I’m not one to deny my guilt in all of the modern world’s most superficial pleasures: the minimal effort of “happy birthday” on a friend’s Facebook page, the impatience at the 90 seconds it takes to microwave a Hot Pocket, the occasional text snuck under a restaurant table, etc. What can I say? I’m a 21st Century girl.
Why then, I’m sure you are wondering, would a thoroughly modern young lady volunteer herself to the sandstone house at 1340 Pennsylvania Street? Perhaps I inquired into this opportunity because the interests which drove Margaret Brown also resonate with me. I do have a love of foreign languages, animal welfare, and women’s equality. But I believe I came here because Mrs. Brown, in all of the aforementioned aspects, was better than me. Okay, perhaps not fundamentally better; but she was definitely more active and motivated. While she dedicated herself to the study of five foreign languages, I decide reviewing my Mandarin studies is nowhere nearly as important as finishing my latest Netflix binge. I could log hours at the animal shelter today, or I could spend the next two hours scrolling through my Facebook feed. Either way, my volunteering efforts haven’t equaled Margaret Brown’s part in creating the first non-kill animal shelter in Denver. Perhaps my volunteer work with the Molly Brown House Museum was not simply to improve my education in curation, tutelage, and preservation. Perhaps I also seek a boost of character, with the invisible and lasting presence of Margaret Brown as my mentor. If a woman could accomplish goals across so many diverse causes, without the modern speed of technology or even the right to vote, then I have no excuse to be passive.

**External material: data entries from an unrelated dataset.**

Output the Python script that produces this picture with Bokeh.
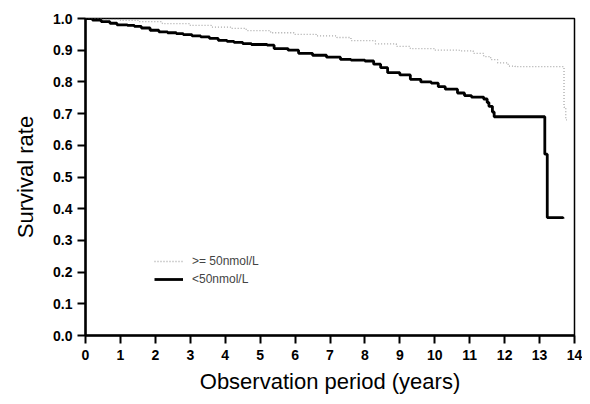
from bokeh.plotting import figure
from bokeh.models import Range1d, Legend, LegendItem, FixedTicker
from bokeh.embed import file_html
from bokeh.resources import INLINE

# <50 nmol/L group (Kaplan-Meier step points)
low_t = [0, 0.2, 0.45, 0.7, 0.9, 1.2, 1.4, 1.6, 1.85, 2.1, 2.35, 2.6, 2.8, 3.05, 3.3,
         3.55, 3.8, 4.05, 4.25, 4.5, 4.75, 5.2, 5.4, 5.8, 6.1, 6.5, 6.9, 7.3, 7.6, 8.0,
         8.25, 8.45, 8.65, 9.0, 9.3, 9.6, 9.9, 10.1, 10.3, 10.65, 10.85, 11.05, 11.4,
         11.5, 11.55, 11.65, 11.7, 13.15, 13.22, 13.67]
low_s = [1.0, 0.995, 0.99, 0.985, 0.98, 0.978, 0.975, 0.97, 0.963, 0.958, 0.955, 0.952,
         0.949, 0.945, 0.942, 0.937, 0.931, 0.928, 0.925, 0.921, 0.918, 0.916, 0.905,
         0.90, 0.89, 0.884, 0.878, 0.871, 0.869, 0.866, 0.856, 0.845, 0.829, 0.822,
         0.808, 0.80, 0.796, 0.785, 0.777, 0.765, 0.757, 0.752, 0.746, 0.735, 0.723,
         0.705, 0.69, 0.572, 0.372, 0.368]

# >=50 nmol/L group
high_t = [0, 0.5, 1.0, 1.5, 2.2, 3.0, 3.6, 4.15, 4.6, 5.3, 6.0, 6.6, 7.2, 7.6, 8.3,
          8.9, 9.3, 10.0, 10.7, 11.1, 11.4, 11.6, 11.8, 12.1, 12.3, 13.7, 13.75, 13.78]
high_s = [1.0, 0.997, 0.994, 0.99, 0.984, 0.978, 0.973, 0.969, 0.962, 0.955, 0.95,
          0.945, 0.94, 0.93, 0.92, 0.912, 0.905, 0.90, 0.898, 0.89, 0.88, 0.87, 0.86,
          0.85, 0.848, 0.72, 0.68, 0.68]

x_ticks = list(range(0, 15))
y_ticks = [0.0, 0.1, 0.2, 0.3, 0.4, 0.5, 0.6, 0.7, 0.8, 0.9, 1.0]
y_tick_labels = {v: f"{v:.1f}" for v in y_ticks}
labels = [">= 50nmol/L", "<50nmol/L"]

FONT = "Liberation Sans"

p = figure(width=582, height=396, output_backend="svg", toolbar_location=None,
           x_range=Range1d(0, 14), y_range=Range1d(0, 1.0),
           min_border_left=85, min_border_right=8, min_border_top=18, min_border_bottom=58)

p.xgrid.visible = False
p.ygrid.visible = False
p.outline_line_color = "black"
p.outline_line_width = 1.5
p.background_fill_color = "white"
p.border_fill_color = "white"

r_high = p.step(high_t, high_s, mode="after", line_color="#a8a8a8", line_width=1.3,
                line_dash="1 2")
r_low = p.step(low_t, low_s, mode="after", line_color="black", line_width=2.8)

for ax in (p.xaxis[0], p.yaxis[0]):
    ax.axis_line_width = 2.5
    ax.axis_line_color = "black"
    ax.major_tick_line_width = 2
    ax.major_tick_in = 0
    ax.major_tick_out = 8
    ax.minor_tick_line_color = None
    ax.major_label_text_font = FONT
    ax.major_label_text_font_style = "bold"
    ax.major_label_text_font_size = "14px"
    ax.major_label_text_color = "black"
    ax.axis_label_text_font = FONT
    ax.axis_label_text_font_style = "normal"
    ax.axis_label_text_font_size = "22px"
    ax.axis_label_text_color = "black"

p.xaxis.ticker = FixedTicker(ticks=x_ticks)
p.yaxis.ticker = FixedTicker(ticks=y_ticks)
p.yaxis.major_label_overrides = y_tick_labels
p.xaxis.axis_label = "Observation period (years)"
p.yaxis.axis_label = "Survival rate"
p.xaxis.major_label_standoff = 6
p.yaxis.major_label_standoff = 5
p.xaxis.axis_label_standoff = 6
p.yaxis.axis_label_standoff = 12

legend = Legend(items=[LegendItem(label=labels[0], renderers=[r_high]),
                       LegendItem(label=labels[1], renderers=[r_low])],
                location=(69, 49), border_line_color=None, background_fill_alpha=0,
                padding=0, margin=0, spacing=4, glyph_width=29, glyph_height=14,
                label_height=14, label_standoff=9,
                label_text_font=FONT, label_text_font_size="12px")
p.add_layout(legend, "center")

open("out.html", "w").write(file_html(p, INLINE))
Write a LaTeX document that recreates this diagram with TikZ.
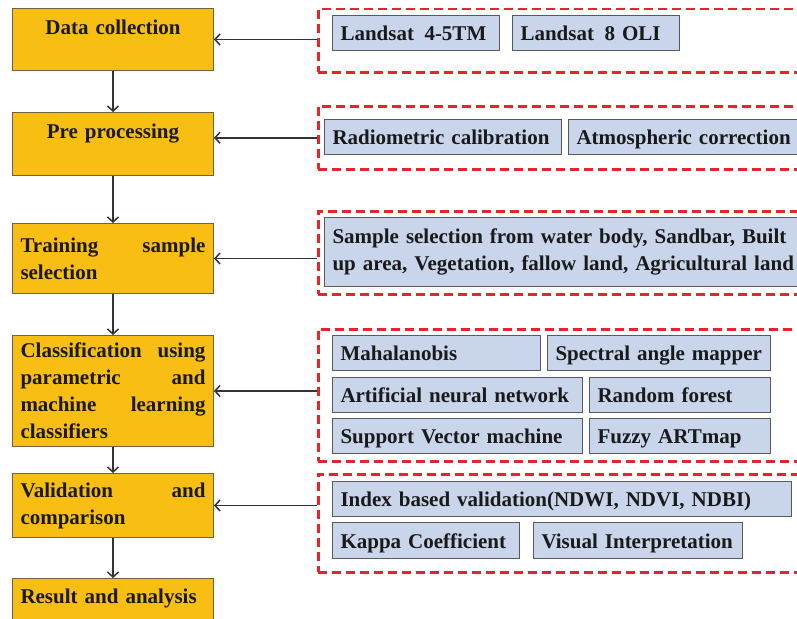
\documentclass[tikz,border=0pt]{standalone}
\usepackage{fontspec}
\setmainfont{Liberation Serif}
\usetikzlibrary{arrows.meta}
\definecolor{ofill}{HTML}{F8BE14}
\definecolor{oborder}{HTML}{6E6240}
\definecolor{bfill}{HTML}{C8D5EA}
\definecolor{bborder}{HTML}{5A5A5A}
\definecolor{dred}{HTML}{E8232A}
\definecolor{lgray}{HTML}{333333}
\definecolor{txt}{HTML}{1A1A1A}
\newcommand{\mfs}{\bfseries\fontsize{21}{27}\selectfont\hyphenpenalty=10000\exhyphenpenalty=10000}
\tikzset{
  obox/.style={draw=oborder, fill=ofill, line width=1pt, inner xsep=8pt, inner ysep=0pt,
    text width=185pt, minimum height=#1, anchor=north west, align=justify, font=\mfs, text=txt},
  bbox/.style={draw=bborder, fill=bfill, line width=1pt, inner xsep=8pt, inner ysep=0pt,
    text width=#1, anchor=north west, align=left, minimum height=35pt, font=\mfs, text=txt},
  oneline/.style={text height=15pt, text depth=0pt},
  dbox/.style={draw=dred, line width=2.5pt, dash pattern=on 9pt off 5pt, anchor=north west,
    minimum width=500pt, minimum height=#1, inner sep=0pt},
  arr/.style={draw=lgray, line width=1.5pt, -{Straight Barb[length=5pt,width=11pt]}}
}
\begin{document}
\begin{tikzpicture}[x=1pt,y=-1pt]
\useasboundingbox (0,0) rectangle (797,618);
\fill[white] (0,0) rectangle (797,618);
\clip (0,0) rectangle (797,618);

% dashed groups
\node[dbox=63pt] (d1) at (317,8) {};
\node[dbox=63pt] (d2) at (317,105) {};
\node[dbox=83pt] (d3) at (317,210) {};
\node[dbox=132pt] (d4) at (317,328) {};
\node[dbox=98pt] (d5) at (317,473) {};

% orange steps
\node[obox=62pt, align=center, text height=16pt, text depth=26pt] (o1) at (12,8) {Data collection};
\node[obox=63pt, align=center, text height=16pt, text depth=27pt] (o2) at (12,112) {Pre processing};
\node[obox=70pt] (o3) at (12,223) {Training sample selection};
\node[obox=111pt] (o4) at (12,335) {Classification using parametric and machine learning classifiers};
\node[obox=64pt] (o5) at (12,473) {Validation and comparison};
\node[obox=50pt, align=left, text height=16pt, text depth=16pt] (o6) at (12,578) {Result and analysis};

% blue items
\node[bbox=151pt, oneline] (b11) at (332,15) {Landsat\, 4-5TM};
\node[bbox=151pt, oneline] (b12) at (512,15) {Landsat\, 8 OLI};
\node[bbox=221pt, oneline] (b21) at (324,119) {Radiometric calibration};
\node[bbox=224pt, oneline] (b22) at (568,119) {Atmospheric correction};
\node[bbox=470pt, minimum height=69pt] (b31) at (324,217) {Sample selection from water body, Sandbar, Built\\up area, Vegetation, fallow land, Agricultural land};
\node[bbox=192pt, oneline] (b41) at (332,335) {Mahalanobis};
\node[bbox=207pt, oneline] (b42) at (547,335) {Spectral angle mapper};
\node[bbox=234pt, oneline] (b43) at (332,377) {Artificial neural network};
\node[bbox=165pt, oneline] (b44) at (589,377) {Random forest};
\node[bbox=234pt, oneline] (b45) at (332,418) {Support Vector machine};
\node[bbox=165pt, oneline] (b46) at (589,418) {Fuzzy ARTmap};
\node[bbox=443pt, oneline] (b51) at (332,481) {Index based validation(NDWI, NDVI, NDBI)};
\node[bbox=171pt, oneline, minimum height=36pt] (b52) at (332,522) {Kappa Coefficient};
\node[bbox=193pt, oneline, minimum height=36pt] (b53) at (533,522) {Visual Interpretation};

% vertical flow
\draw[arr] (o1.south) -- (o2.north);
\draw[arr] (o2.south) -- (o3.north);
\draw[arr] (o3.south) -- (o4.north);
\draw[arr] (o4.south) -- (o5.north);
\draw[arr] (o5.south) -- (o6.north);

% inputs
\draw[arr] (o1.east -| d1.west) -- (o1.east);
\draw[arr] (d2.west) -- (d2.west -| o2.east);
\draw[arr] (o3.east -| d3.west) -- (o3.east);
\draw[arr] (o4.east -| d4.west) -- (o4.east);
\draw[arr] (o5.east -| d5.west) -- (o5.east);
\end{tikzpicture}
\end{document}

This was day one for me. Already, I not only felt the urge to admire this woman for everything she’d accomplished, but I had a slightly-competitive instinct to become like her myself. If I push myself to be more motivated and passionate in my everyday life – if I could learn those Chinese lessons or log those hours at the animal shelter – then I could even become the 21st Century’s own “Molly” Brown. Furthermore, my chief duty here is to share this empowering legacy with those I guide and inspire in her name. No, I am definitely not well-versed enough to lead my own tour yet.
But I am itching for the day when I am ready to start doing so. I want to ignite in others, adults and children alike, the philanthropic and social spirit Margaret Brown encompassed. I can only hope that by the end of the summer, those whom I’ve led through Mrs. Brown’s house will reflect upon me and think, “Wow
, she really is a motivated, energetic, and enlightened young woman.”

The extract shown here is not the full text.